> [INSTRUCTIONS TO FOLLOW]:
From the first line of the listing below, retype each line up to and including the one with "x(i) - layout.bw"; pictures stay out.

> [DATA EXTRACT]:

>> begin

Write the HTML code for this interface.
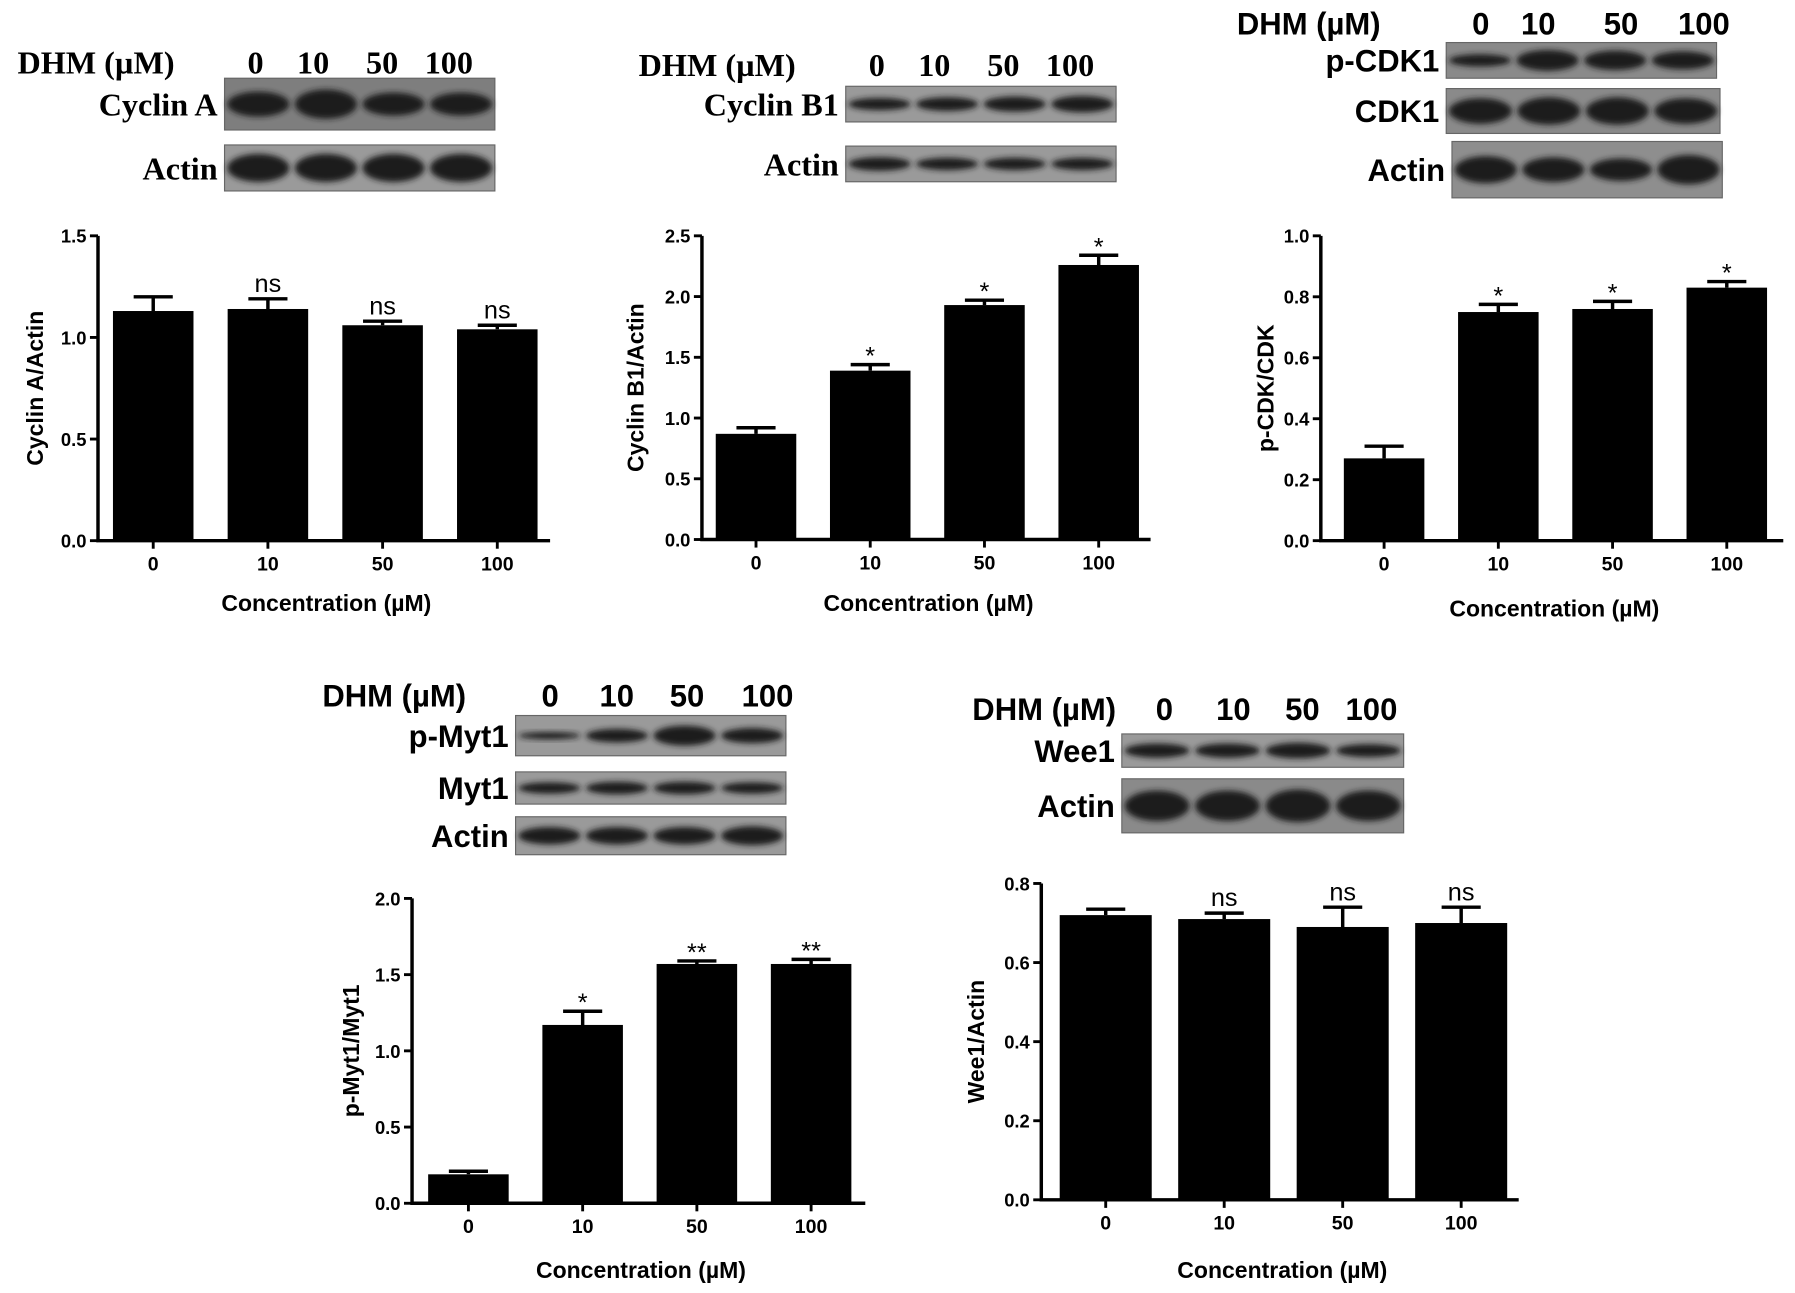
<!DOCTYPE html>
<html><head><meta charset="utf-8">
<style>
html,body{margin:0;padding:0;background:#fff;}
svg{display:block;}
.sans{font-family:"Liberation Sans",Arial,sans-serif;font-weight:bold;}
.serif{font-family:"Liberation Serif","Times New Roman",serif;font-weight:bold;}
</style></head>
<body>
<svg id="fig" width="1795" height="1293" viewBox="0 0 1560 1124" xmlns="http://www.w3.org/2000/svg">
<defs>
<filter id="blur" x="-20%" y="-50%" width="140%" height="200%"><feGaussianBlur stdDeviation="2.5"/></filter>
</defs>
</svg>
<script>
// ---------- data ----------
const categories = ["0", "10", "50", "100"];
const cyclinAValues = [1.13, 1.14, 1.06, 1.04];
const cyclinAErrors = [0.07, 0.05, 0.02, 0.02];
const cyclinASig = ["", "ns", "ns", "ns"];
const cyclinATicks = ["0.0", "0.5", "1.0", "1.5"];

const cyclinB1Values = [0.87, 1.39, 1.93, 2.26];
const cyclinB1Errors = [0.05, 0.05, 0.04, 0.08];
const cyclinB1Sig = ["", "*", "*", "*"];
const cyclinB1Ticks = ["0.0", "0.5", "1.0", "1.5", "2.0", "2.5"];

const pcdkValues = [0.27, 0.75, 0.76, 0.83];
const pcdkErrors = [0.04, 0.025, 0.025, 0.02];
const pcdkSig = ["", "*", "*", "*"];
const pcdkTicks = ["0.0", "0.2", "0.4", "0.6", "0.8", "1.0"];

const pmytValues = [0.19, 1.17, 1.57, 1.57];
const pmytErrors = [0.02, 0.09, 0.02, 0.03];
const pmytSig = ["", "*", "**", "**"];
const pmytTicks = ["0.0", "0.5", "1.0", "1.5", "2.0"];

const wee1Values = [0.72, 0.71, 0.69, 0.70];
const wee1Errors = [0.015, 0.015, 0.05, 0.04];
const wee1Sig = ["", "ns", "ns", "ns"];
const wee1Ticks = ["0.0", "0.2", "0.4", "0.6", "0.8"];

// ---------- helpers ----------
const NS = "http://www.w3.org/2000/svg";
const svg = document.getElementById("fig");
function mk(tag, attrs, parent) {
  const e = document.createElementNS(NS, tag);
  for (const k in attrs) e.setAttribute(k, attrs[k]);
  (parent || svg).appendChild(e);
  return e;
}

function drawChart(id, layout, values, errors, sig, ticks, yTitle) {
  const g = mk("g", {});
  
  
  const maxV = parseFloat(ticks[ticks.length - 1]);
  const y = v => layout.y0 - (v / maxV) * (layout.y0 - layout.yTop);
  const x = i => layout.xc0 + i * layout.step;
  values.forEach((v, i) => {
    const b = mk("rect", {x: x(i) - layout.bw / 2, y: y(v), width: layout.bw, height: layout.y0 - y(v), fill: "#000"}, g);
    
    
    const e = mk("path", {d: `M${x(i)} ${y(v)} V${y(v + errors[i])} M${x(i) - 17} ${y(v + errors[i])} H${x(i) + 17}`, stroke: "#000", "stroke-width": 3, fill: "none"}, g);
    
    
    if (sig[i]) {
      const star = sig[i].startsWith("*");
      const s = mk("text", {x: x(i), y: y(v + errors[i]) - (star ? 0 : 6), "text-anchor": "middle", "font-size": star ? 22 : 22, "font-family": "Liberation Sans, Arial, sans-serif"}, g);
      s.textContent = sig[i];
      
      
    }
    const t = mk("text", {x: x(i), y: layout.y0 + 26, "text-anchor": "middle", "font-size": 17, class: "sans"}, g);
    t.textContent = categories[i];
    
    
    const tk = mk("line", {x1: x(i), x2: x(i), y1: layout.y0, y2: layout.y0 + 7, stroke: "#000", "stroke-width": 2.5}, g);
    
    
  });
  const ax = mk("path", {d: `M${layout.ax} ${layout.yTop} V${layout.y0} H${layout.xEnd}`, stroke: "#000", "stroke-width": 3, fill: "none"}, g);
  
  
  ticks.forEach(tv => {
    const v = parseFloat(tv);
    const l = mk("line", {x1: layout.ax - 7, x2: layout.ax, y1: y(v), y2: y(v), stroke: "#000", "stroke-width": 2.5}, g);
    
    
    const t = mk("text", {x: layout.ax - 10, y: y(v) + 6, "text-anchor": "end", "font-size": 16, class: "sans"}, g);
    t.textContent = tv;
    
    
  });
  const yt = mk("text", {x: 0, y: 0, transform: `translate(${layout.ytx},${(layout.y0 + layout.yTop) / 2}) rotate(-90)`, "text-anchor": "middle", "font-size": 20, class: "sans"}, g);
  yt.textContent = yTitle;
  
  
  const xt = mk("text", {x: (layout.ax + layout.xEnd) / 2 + 2, y: layout.xty, "text-anchor": "middle", "font-size": 20, class: "sans"}, g);
  xt.textContent = "Concentration (\u00b5M)";
  
  
}

function drawBlot(id, cls, header, lanes, rows) {
  const g = mk("g", {});
  
  
  const h = mk("text", {x: header.x, y: header.y, "font-size": header.fs, class: cls}, g);
  h.textContent = "DHM (\u00b5M)";
  
  
  categories.forEach((c, i) => {
    const t = mk("text", {x: lanes[i], y: header.y, "text-anchor": "middle", "font-size": header.fs, class: cls}, g);
    t.textContent = c;
    
    
  });
  rows.forEach(r => {
    const bx = mk("rect", {x: r.x, y: r.y, width: r.w, height: r.h, fill: r.bg || "#8c8c8c", stroke: "#666", "stroke-width": 1}, g);
    
    
    const lw = r.w / 4;
    r.band.forEach((s, i) => {
      const el = mk("ellipse", {cx: r.x + lw * (i + 0.5), cy: r.y + r.h / 2, rx: lw * 0.46, ry: Math.min(r.h * 0.2 * s + 1, r.h * 0.36), fill: "#1a1a1a", filter: "url(#blur)"}, g);
      
      
    });
    const t = mk("text", {x: r.x - 6, y: r.y + r.h / 2 + header.fs * 0.36, "text-anchor": "end", "font-size": header.fs, class: cls}, g);
    t.textContent = r.label;
    
    
  });
}

// ---------- blots ----------
drawBlot("cyclin-a", "serif", {x: 15, y: 64, fs: 28}, [222, 272, 332, 390], [
  {label: "Cyclin A", x: 195, y: 68, w: 235, h: 45, band: [1.1, 1.3, 1.0, 1.0], bg: "#7e7e7e"},
  {label: "Actin", x: 195, y: 126, w: 235, h: 40, band: [1.4, 1.4, 1.4, 1.4], bg: "#9a9a9a"}
]);
drawBlot("cyclin-b1", "serif", {x: 555, y: 66, fs: 28}, [762, 812, 872, 930], [
  {label: "Cyclin B1", x: 735, y: 75, w: 235, h: 31, band: [0.7, 0.8, 0.9, 1.0], bg: "#9a9a9a"},
  {label: "Actin", x: 735, y: 127, w: 235, h: 31, band: [0.8, 0.7, 0.7, 0.7], bg: "#9a9a9a"}
]);
drawBlot("cdk1", "sans", {x: 1075, y: 30, fs: 27}, [1287, 1337, 1409, 1481], [
  {label: "p-CDK1", x: 1257, y: 37, w: 235, h: 31, band: [0.7, 1.3, 1.2, 1.1], bg: "#8a8a8a"},
  {label: "CDK1", x: 1257, y: 77, w: 238, h: 39, band: [1.3, 1.4, 1.4, 1.3], bg: "#8a8a8a"},
  {label: "Actin", x: 1262, y: 123, w: 235, h: 49, band: [1.1, 1.0, 0.9, 1.2], bg: "#8e8e8e"}
]);
drawBlot("myt1", "sans", {x: 280, y: 614, fs: 27}, [478, 536, 597, 667], [
  {label: "p-Myt1", x: 448, y: 622, w: 235, h: 35, band: [0.3, 0.7, 1.1, 0.8], bg: "#9a9a9a"},
  {label: "Myt1", x: 448, y: 671, w: 235, h: 28, band: [0.7, 0.8, 0.8, 0.7], bg: "#9a9a9a"},
  {label: "Actin", x: 448, y: 710, w: 235, h: 33, band: [1.0, 1.0, 1.0, 1.1], bg: "#9a9a9a"}
]);
drawBlot("wee1", "sans", {x: 845, y: 626, fs: 27}, [1012, 1072, 1132, 1192], [
  {label: "Wee1", x: 975, y: 638, w: 245, h: 29, band: [0.9, 0.9, 1.0, 0.8], bg: "#9a9a9a"},
  {label: "Actin", x: 975, y: 677, w: 245, h: 47, band: [1.3, 1.3, 1.4, 1.3], bg: "#8a8a8a"}
]);

// ---------- charts ----------
drawChart("cyclin-a", {ax: 85, yTop: 205, y0: 470, xEnd: 478, xc0: 133, step: 99.7, bw: 70, ytx: 37, xty: 531}, cyclinAValues, cyclinAErrors, cyclinASig, cyclinATicks, "Cyclin A/Actin");
drawChart("cyclin-b1", {ax: 610, yTop: 205, y0: 469, xEnd: 1000, xc0: 657, step: 99.3, bw: 70, ytx: 559, xty: 531}, cyclinB1Values, cyclinB1Errors, cyclinB1Sig, cyclinB1Ticks, "Cyclin B1/Actin");
drawChart("p-cdk", {ax: 1148, yTop: 205, y0: 470, xEnd: 1550, xc0: 1203, step: 99.3, bw: 70, ytx: 1107, xty: 536}, pcdkValues, pcdkErrors, pcdkSig, pcdkTicks, "p-CDK/CDK");
drawChart("p-myt1", {ax: 358, yTop: 781, y0: 1046, xEnd: 752, xc0: 407, step: 99.3, bw: 70, ytx: 312, xty: 1111}, pmytValues, pmytErrors, pmytSig, pmytTicks, "p-Myt1/Myt1");
drawChart("wee1", {ax: 905, yTop: 768, y0: 1043, xEnd: 1320, xc0: 961, step: 103, bw: 80, ytx: 855, xty: 1111}, wee1Values, wee1Errors, wee1Sig, wee1Ticks, "Wee1/Actin");
</script>
</body></html>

>> end

> [SOLUTION FOR THIS EXERCISE]:
Write the HTML code for this interface.
<!DOCTYPE html>
<html><head><meta charset="utf-8">
<style>
html,body{margin:0;padding:0;background:#fff;}
svg{display:block;}
.sans{font-family:"Liberation Sans",Arial,sans-serif;font-weight:bold;}
.serif{font-family:"Liberation Serif","Times New Roman",serif;font-weight:bold;}
</style></head>
<body>
<svg id="fig" width="1795" height="1293" viewBox="0 0 1560 1124" xmlns="http://www.w3.org/2000/svg">
<defs>
<filter id="blur" x="-20%" y="-50%" width="140%" height="200%"><feGaussianBlur stdDeviation="2.5"/></filter>
</defs>
</svg>
<script>
// ---------- data ----------
const categories = ["0", "10", "50", "100"];
const cyclinAValues = [1.13, 1.14, 1.06, 1.04];
const cyclinAErrors = [0.07, 0.05, 0.02, 0.02];
const cyclinASig = ["", "ns", "ns", "ns"];
const cyclinATicks = ["0.0", "0.5", "1.0", "1.5"];

const cyclinB1Values = [0.87, 1.39, 1.93, 2.26];
const cyclinB1Errors = [0.05, 0.05, 0.04, 0.08];
const cyclinB1Sig = ["", "*", "*", "*"];
const cyclinB1Ticks = ["0.0", "0.5", "1.0", "1.5", "2.0", "2.5"];

const pcdkValues = [0.27, 0.75, 0.76, 0.83];
const pcdkErrors = [0.04, 0.025, 0.025, 0.02];
const pcdkSig = ["", "*", "*", "*"];
const pcdkTicks = ["0.0", "0.2", "0.4", "0.6", "0.8", "1.0"];

const pmytValues = [0.19, 1.17, 1.57, 1.57];
const pmytErrors = [0.02, 0.09, 0.02, 0.03];
const pmytSig = ["", "*", "**", "**"];
const pmytTicks = ["0.0", "0.5", "1.0", "1.5", "2.0"];

const wee1Values = [0.72, 0.71, 0.69, 0.70];
const wee1Errors = [0.015, 0.015, 0.05, 0.04];
const wee1Sig = ["", "ns", "ns", "ns"];
const wee1Ticks = ["0.0", "0.2", "0.4", "0.6", "0.8"];

// ---------- helpers ----------
const NS = "http://www.w3.org/2000/svg";
const svg = document.getElementById("fig");
function mk(tag, attrs, parent) {
  const e = document.createElementNS(NS, tag);
  for (const k in attrs) e.setAttribute(k, attrs[k]);
  (parent || svg).appendChild(e);
  return e;
}

function drawChart(id, layout, values, errors, sig, ticks, yTitle) {
  const g = mk("g", {});
  
  
  const maxV = parseFloat(ticks[ticks.length - 1]);
  const y = v => layout.y0 - (v / maxV) * (layout.y0 - layout.yTop);
  const x = i => layout.xc0 + i * layout.step;
  values.forEach((v, i) => {
    const b = mk("rect", {x: x(i) - layout.bw / 2, y: y(v), width: layout.bw, height: layout.y0 - y(v), fill: "#000"}, g);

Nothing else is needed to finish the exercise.